← All writing

Most PMs check analytics. Great PMs live in them.

Opening a dashboard and saying something smart in a meeting isn't product thinking. It's dashboard tourism. Real analytics is a conversation with the user at scale.

Most PMs “check” analytics.

Great PMs live in them.

That’s a lesson I’ve been learning the hard way.

Early on, I thought analytics meant opening a dashboard, looking at traffic, seeing what went up or down, and saying something smart in a meeting.

Page views up.

Bounce rate down.

Users clicked this button.

Cool.

But that’s not product thinking.

That’s dashboard tourism.

Real analytics is different.

It’s asking:

Where are users getting stuck?

Where are they dropping off?

What action predicts retention?

What behavior looks small but actually matters?

What are users doing that our roadmap didn’t expect?

I’ve been going deeper into GA4 recently, and one thing keeps standing out:

Data does not give you answers.

It gives you better questions.

A good PM doesn’t just ask, “How many people used this?”

They ask:

Who used it?

Why did they use it?

Where did they come from?

What did they do next?

Did this create value or just activity?

That distinction matters.

Because a product can look busy and still be broken.

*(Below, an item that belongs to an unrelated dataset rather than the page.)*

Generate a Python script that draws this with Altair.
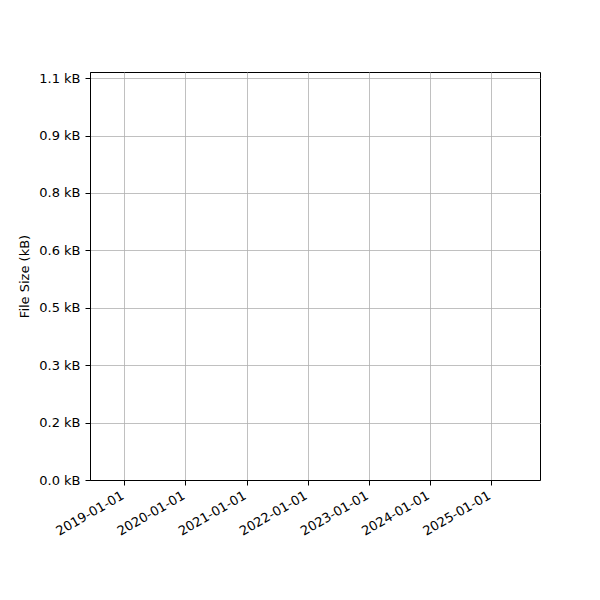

Clicks are not always intent.

Traffic is not always demand.

Signups are not always activation.

Usage is not always value.

The job is to connect the dots between behavior and business outcome.

That’s where analytics becomes powerful.

Not as a report.

As a conversation with the user at scale.

Every funnel has a story.

Every drop-off has a reason.

Every weird spike is trying to tell you something.

The best PMs I’m learning from don’t treat analytics as a weekly check-in.

They treat it like a habit.

Because the dashboard is not the product.

But it tells you where the product is telling the truth.